Irrational Behavior Following the Alaska Earthquake

I was introduced to the field of natural disasters, a focal point of much of my research over the years, in September 1964 when I began my first full-time job as a researcher at the Institute for Defense Analysis (IDA). Several economists had been involved over the preceding few months on an IDA study of the recovery of Alaska following an extremely strong earthquake in March 1964. They were surprised to find that food prices on perishable goods were either stable or had gone down despite shortages, and that rents declined despite limited supplies of housing. This strange behavior discouraged my colleagues from moving forward on the study and I was asked whether an analysis of the economics of natural disasters using Alaska as a case study would appeal to me. As a budding irrational economist, I jumped at this opportunity and with Douglas Dacy began a two-year research project that led to our book on The Economics of Natural Disasters in 1968.

The Alaska earthquake also marked a turning point with respect to government disaster relief policy in the United States. Following this disaster, special legislation was passed that provided low-interest loans and forgiveness grants to Alaskan homes and businesses that were affected by the earthquake. In the years following the Alaska earthquake there were a series of floods, hurricanes, and tornadoes that caused extensive damage in the continental United States. Congress passed special legislation following each of these disasters that was justified by representatives from the affected states each contending: “We don’t want any special treatment, just the same as was given to Alaska.”
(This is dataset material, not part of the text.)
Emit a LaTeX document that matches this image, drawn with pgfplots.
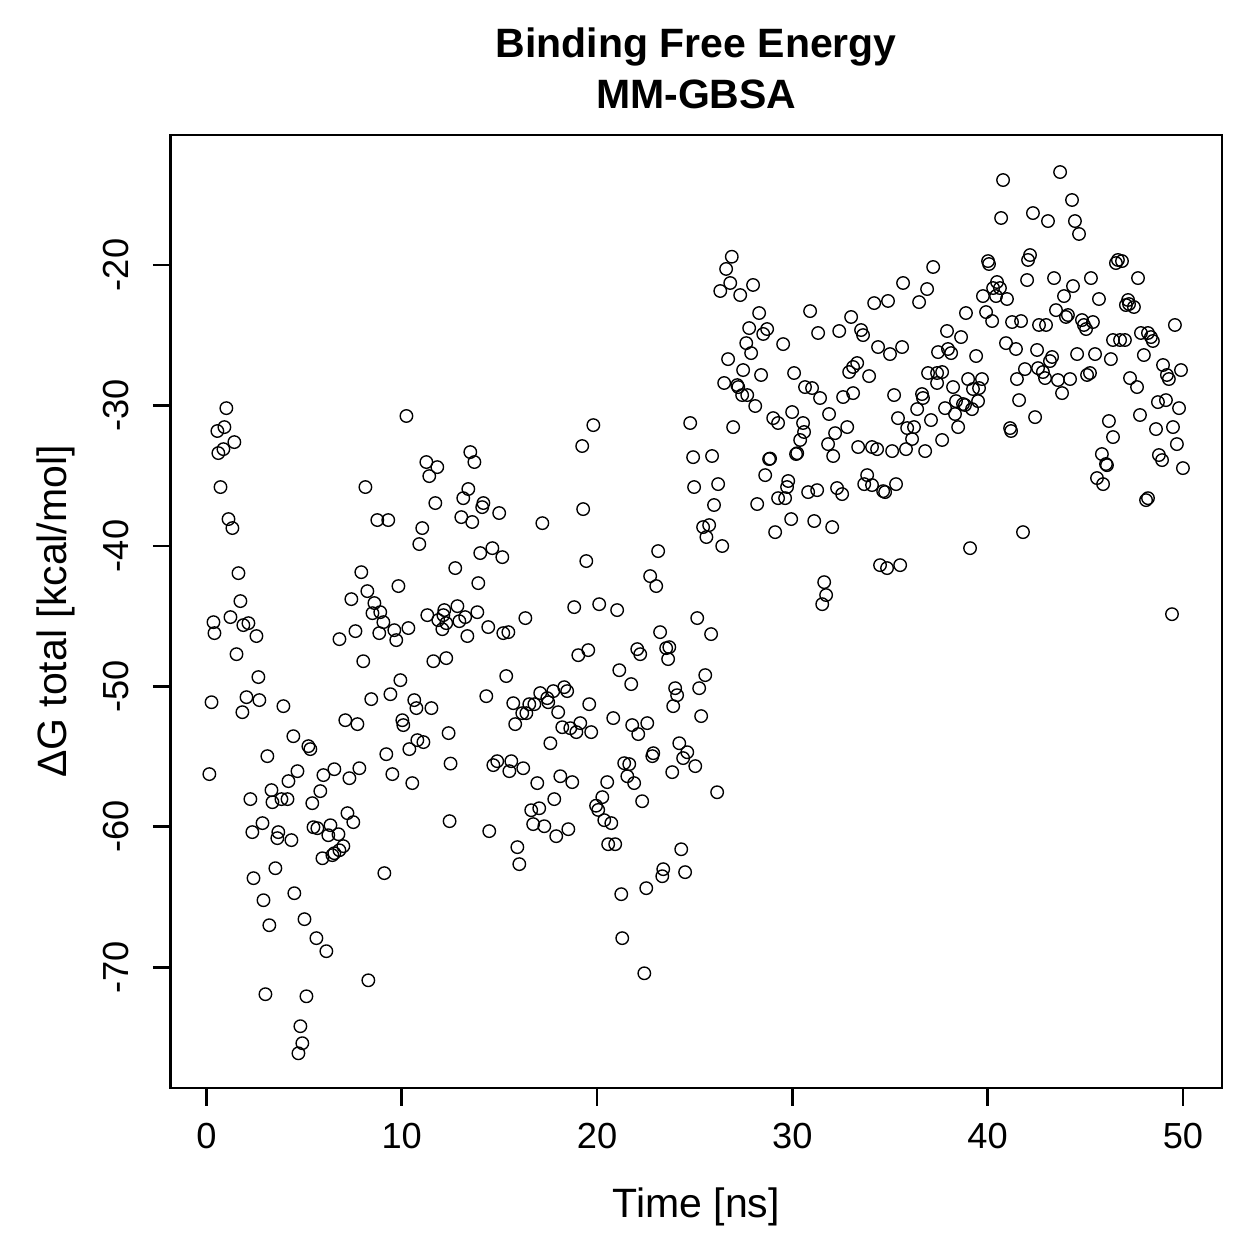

Insurance or Disaster Assistance

Congress went to an extreme following Tropical Storm Agnes. Severe flooding from this storm occurred in June 1972 and affected northeast states that were critical battlegrounds for the upcoming presidential election. Very few of the disaster victims had purchased flood insurance, even though the National Flood Insurance Program (NFIP) had been in place since 1968 and premiums on existing structures were highly subsidized by the federal government. Following these storms, Congress provided the uninsured victims with $5,000 forgiveness grants and 1 percent low-interest loans for covering their losses. I undertook a study for the American Enterprise Institute on Recovery from Natural Disasters: Insurance or Federal Aid in which I was somewhat critical of this generous disaster assistance, arguing that insurance was a more effective way of dealing with the problem in advance of the disaster.


Dealing with Extreme Events

My interest in natural hazards has extended over the years to the broader question of how society can deal more effectively with low-probability, high-consequence (lp-hc) events. We have learned that those at risk often misperceive the likelihood and consequences of extreme events and act as if these disasters “will not happen to me.” Hence, they do not prepare for such contingencies by investing in risk-reducing measures or purchasing insurance. Only after a catastrophe do the key interested parties focus on ways to prevent the next disaster from occurring. And even this behavior is short-lived as the previous crisis fades into the background, as illustrated by the following examples.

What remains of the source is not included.